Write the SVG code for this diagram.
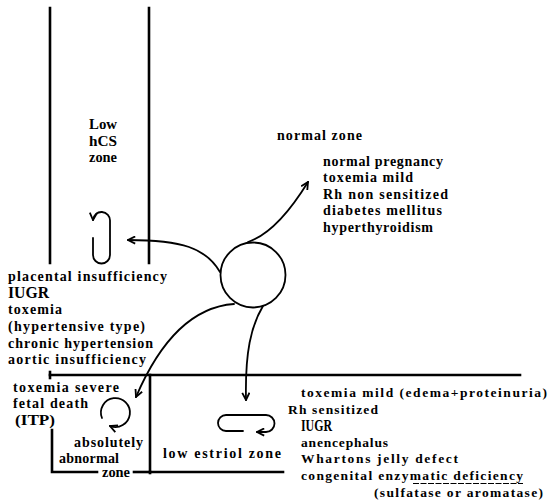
<svg xmlns="http://www.w3.org/2000/svg" width="549" height="500" viewBox="0 0 549 500">
<style>
.t{font-family:"Liberation Serif","Times New Roman",serif;font-weight:bold;font-size:14px;fill:#000}
.s{font-size:13.5px}
.b{font-size:16px}
.zl{fill:none;stroke:#000;stroke-width:2.6;stroke-linecap:square}
.c{fill:none;stroke:#000;stroke-width:1.8;stroke-linecap:round}
</style>
<defs>
<marker id="ah" viewBox="0 0 10 10" refX="9" refY="5" markerWidth="9" markerHeight="9" markerUnits="userSpaceOnUse" orient="auto">
<path d="M1,1 L9,5 L1,9" fill="none" stroke="#000" stroke-width="2"/>
</marker>
</defs>
<rect width="549" height="500" fill="#fff"/>

<g id="zone-lines">
<path class="zl" d="M50 8 L50 263"/>
<path class="zl" d="M149 8 L149 263"/>
<path class="zl" d="M50 375 L520 375"/>
<path class="zl" d="M50 372 L50 378"/>
<path class="zl" d="M150 375 L150 473"/>
<path class="zl" d="M150 472 L283 472"/>
<path class="zl" d="M52 430 L52 472 L97 472"/>
<path class="zl" d="M134 472 L150 472"/>
</g>

<g id="center">
<circle cx="253" cy="275" r="32.5" fill="none" stroke="#000" stroke-width="1.8"/>
</g>

<g id="connectors">
<path class="c" d="M248 242 C272 234 292 208 308 182" marker-end="url(#ah)"/>
<path class="c" d="M220 272 C206 248 182 240 128 240" marker-end="url(#ah)"/>
<path class="c" d="M234 304 C192 307 160 341 136 397" marker-end="url(#ah)"/>
<path class="c" d="M263 306 C251 326 245 352 246 400" marker-end="url(#ah)"/>
</g>

<g id="loops">
<path class="c" d="M93 238 L93 255 A8.5 8.5 0 0 0 110 255 L110 221 A8.5 8.5 0 0 0 93 220" marker-end="url(#ah)"/>
<path class="c" d="M102 418 A14.5 14.5 0 1 1 110 426" marker-end="url(#ah)"/>
<path class="c" d="M243 431 L226 431 A8 8 0 0 1 226 415 L266 415 A8.5 8.5 0 0 1 266 432 L257 432" marker-end="url(#ah)"/>
</g>

<g id="low-hcs-zone">
<text class="t" x="89" y="129" textLength="28" lengthAdjust="spacingAndGlyphs">Low</text>
<text class="t" x="89" y="146" textLength="28" lengthAdjust="spacingAndGlyphs">hCS</text>
<text class="t" x="89" y="162" textLength="28" lengthAdjust="spacingAndGlyphs">zone</text>
</g>

<g id="normal-zone">
<text class="t" x="277" y="140" textLength="85" lengthAdjust="spacing">normal zone</text>
<text class="t" x="323" y="166" textLength="120" lengthAdjust="spacing">normal pregnancy</text>
<text class="t" x="323" y="182" textLength="90" lengthAdjust="spacing">toxemia mild</text>
<text class="t" x="323" y="199" textLength="125" lengthAdjust="spacing">Rh non sensitized</text>
<text class="t" x="323" y="215" textLength="119" lengthAdjust="spacing">diabetes mellitus</text>
<text class="t" x="323" y="232" textLength="110" lengthAdjust="spacing">hyperthyroidism</text>
</g>

<g id="low-hcs-list">
<text class="t" x="8" y="281" textLength="159" lengthAdjust="spacing">placental  insufficiency</text>
<text class="t b" x="8" y="298" textLength="41" lengthAdjust="spacingAndGlyphs">IUGR</text>
<text class="t" x="8" y="314" textLength="54" lengthAdjust="spacing">toxemia</text>
<text class="t" x="8" y="331" textLength="137" lengthAdjust="spacing">(hypertensive type)</text>
<text class="t" x="8" y="348" textLength="145" lengthAdjust="spacing">chronic hypertension</text>
<text class="t" x="8" y="364" textLength="138" lengthAdjust="spacing">aortic insufficiency</text>
</g>

<g id="absolutely-abnormal-zone">
<text class="t" x="13" y="392" textLength="106" lengthAdjust="spacing">toxemia severe</text>
<text class="t" x="13" y="408" textLength="75" lengthAdjust="spacing">fetal death</text>
<text class="t" x="15" y="425" textLength="40" lengthAdjust="spacingAndGlyphs">(ITP)</text>
<text class="t" x="74" y="447" textLength="69" lengthAdjust="spacing">absolutely</text>
<text class="t" x="59" y="463" textLength="60" lengthAdjust="spacing">abnormal</text>
<text class="t" x="102" y="477" textLength="28" lengthAdjust="spacingAndGlyphs">zone</text>
</g>

<g id="low-estriol-zone">
<text class="t" x="163" y="458" textLength="118" lengthAdjust="spacing">low estriol zone</text>
<text class="t s" x="301" y="397" textLength="246" lengthAdjust="spacing">toxemia mild (edema+proteinuria)</text>
<text class="t s" x="288" y="414" textLength="90" lengthAdjust="spacing">Rh sensitized</text>
<text class="t b" x="301" y="431" textLength="31" lengthAdjust="spacingAndGlyphs">IUGR</text>
<text class="t s" x="301" y="447" textLength="87" lengthAdjust="spacing">anencephalus</text>
<text class="t s" x="301" y="463" textLength="157" lengthAdjust="spacing">Whartons jelly defect</text>
<text class="t s" x="301" y="480" textLength="222" lengthAdjust="spacing">congenital enzymatic deficiency</text>
<path d="M413 483.5 L523 483.5" stroke="#000" stroke-width="1" stroke-dasharray="6 1.5" fill="none"/>
<text class="t s" x="374" y="497" textLength="169" lengthAdjust="spacing">(sulfatase or aromatase)</text>
</g>
</svg>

────────────────────────────────────────

> _WORK REQUIRED_
Transcribe the material exactly, and leave out whatever pictures it holds.

> _EXERCISE RESULT_
Write the SVG code for this diagram.
<svg xmlns="http://www.w3.org/2000/svg" width="549" height="500" viewBox="0 0 549 500">
<style>
.t{font-family:"Liberation Serif","Times New Roman",serif;font-weight:bold;font-size:14px;fill:#000}
.s{font-size:13.5px}
.b{font-size:16px}
.zl{fill:none;stroke:#000;stroke-width:2.6;stroke-linecap:square}
.c{fill:none;stroke:#000;stroke-width:1.8;stroke-linecap:round}
</style>
<defs>
<marker id="ah" viewBox="0 0 10 10" refX="9" refY="5" markerWidth="9" markerHeight="9" markerUnits="userSpaceOnUse" orient="auto">
<path d="M1,1 L9,5 L1,9" fill="none" stroke="#000" stroke-width="2"/>
</marker>
</defs>
<rect width="549" height="500" fill="#fff"/>

<g id="zone-lines">
<path class="zl" d="M50 8 L50 263"/>
<path class="zl" d="M149 8 L149 263"/>
<path class="zl" d="M50 375 L520 375"/>
<path class="zl" d="M50 372 L50 378"/>
<path class="zl" d="M150 375 L150 473"/>
<path class="zl" d="M150 472 L283 472"/>
<path class="zl" d="M52 430 L52 472 L97 472"/>
<path class="zl" d="M134 472 L150 472"/>
</g>

<g id="center">
<circle cx="253" cy="275" r="32.5" fill="none" stroke="#000" stroke-width="1.8"/>
</g>

<g id="connectors">
<path class="c" d="M248 242 C272 234 292 208 308 182" marker-end="url(#ah)"/>
<path class="c" d="M220 272 C206 248 182 240 128 240" marker-end="url(#ah)"/>
<path class="c" d="M234 304 C192 307 160 341 136 397" marker-end="url(#ah)"/>
<path class="c" d="M263 306 C251 326 245 352 246 400" marker-end="url(#ah)"/>
</g>

<g id="loops">
<path class="c" d="M93 238 L93 255 A8.5 8.5 0 0 0 110 255 L110 221 A8.5 8.5 0 0 0 93 220" marker-end="url(#ah)"/>
<path class="c" d="M102 418 A14.5 14.5 0 1 1 110 426" marker-end="url(#ah)"/>
<path class="c" d="M243 431 L226 431 A8 8 0 0 1 226 415 L266 415 A8.5 8.5 0 0 1 266 432 L257 432" marker-end="url(#ah)"/>
</g>

<g id="low-hcs-zone">
<text class="t" x="89" y="129" textLength="28" lengthAdjust="spacingAndGlyphs">Low</text>
<text class="t" x="89" y="146" textLength="28" lengthAdjust="spacingAndGlyphs">hCS</text>
<text class="t" x="89" y="162" textLength="28" lengthAdjust="spacingAndGlyphs">zone</text>
</g>

<g id="normal-zone">
<text class="t" x="277" y="140" textLength="85" lengthAdjust="spacing">normal zone</text>
<text class="t" x="323" y="166" textLength="120" lengthAdjust="spacing">normal pregnancy</text>
<text class="t" x="323" y="182" textLength="90" lengthAdjust="spacing">toxemia mild</text>
<text class="t" x="323" y="199" textLength="125" lengthAdjust="spacing">Rh non sensitized</text>
<text class="t" x="323" y="215" textLength="119" lengthAdjust="spacing">diabetes mellitus</text>
<text class="t" x="323" y="232" textLength="110" lengthAdjust="spacing">hyperthyroidism</text>
</g>

<g id="low-hcs-list">
<text class="t" x="8" y="281" textLength="159" lengthAdjust="spacing">placental  insufficiency</text>
<text class="t b" x="8" y="298" textLength="41" lengthAdjust="spacingAndGlyphs">IUGR</text>
<text class="t" x="8" y="314" textLength="54" lengthAdjust="spacing">toxemia</text>
<text class="t" x="8" y="331" textLength="137" lengthAdjust="spacing">(hypertensive type)</text>
<text class="t" x="8" y="348" textLength="145" lengthAdjust="spacing">chronic hypertension</text>
<text class="t" x="8" y="364" textLength="138" lengthAdjust="spacing">aortic insufficiency</text>
</g>

<g id="absolutely-abnormal-zone">
<text class="t" x="13" y="392" textLength="106" lengthAdjust="spacing">toxemia severe</text>
<text class="t" x="13" y="408" textLength="75" lengthAdjust="spacing">fetal death</text>
<text class="t" x="15" y="425" textLength="40" lengthAdjust="spacingAndGlyphs">(ITP)</text>
<text class="t" x="74" y="447" textLength="69" lengthAdjust="spacing">absolutely</text>
<text class="t" x="59" y="463" textLength="60" lengthAdjust="spacing">abnormal</text>
<text class="t" x="102" y="477" textLength="28" lengthAdjust="spacingAndGlyphs">zone</text>
</g>

<g id="low-estriol-zone">
<text class="t" x="163" y="458" textLength="118" lengthAdjust="spacing">low estriol zone</text>
<text class="t s" x="301" y="397" textLength="246" lengthAdjust="spacing">toxemia mild (edema+proteinuria)</text>
<text class="t s" x="288" y="414" textLength="90" lengthAdjust="spacing">Rh sensitized</text>
<text class="t b" x="301" y="431" textLength="31" lengthAdjust="spacingAndGlyphs">IUGR</text>
<text class="t s" x="301" y="447" textLength="87" lengthAdjust="spacing">anencephalus</text>
<text class="t s" x="301" y="463" textLength="157" lengthAdjust="spacing">Whartons jelly defect</text>
<text class="t s" x="301" y="480" textLength="222" lengthAdjust="spacing">congenital enzymatic deficiency</text>
<path d="M413 483.5 L523 483.5" stroke="#000" stroke-width="1" stroke-dasharray="6 1.5" fill="none"/>
<text class="t s" x="374" y="497" textLength="169" lengthAdjust="spacing">(sulfatase or aromatase)</text>
</g>
</svg>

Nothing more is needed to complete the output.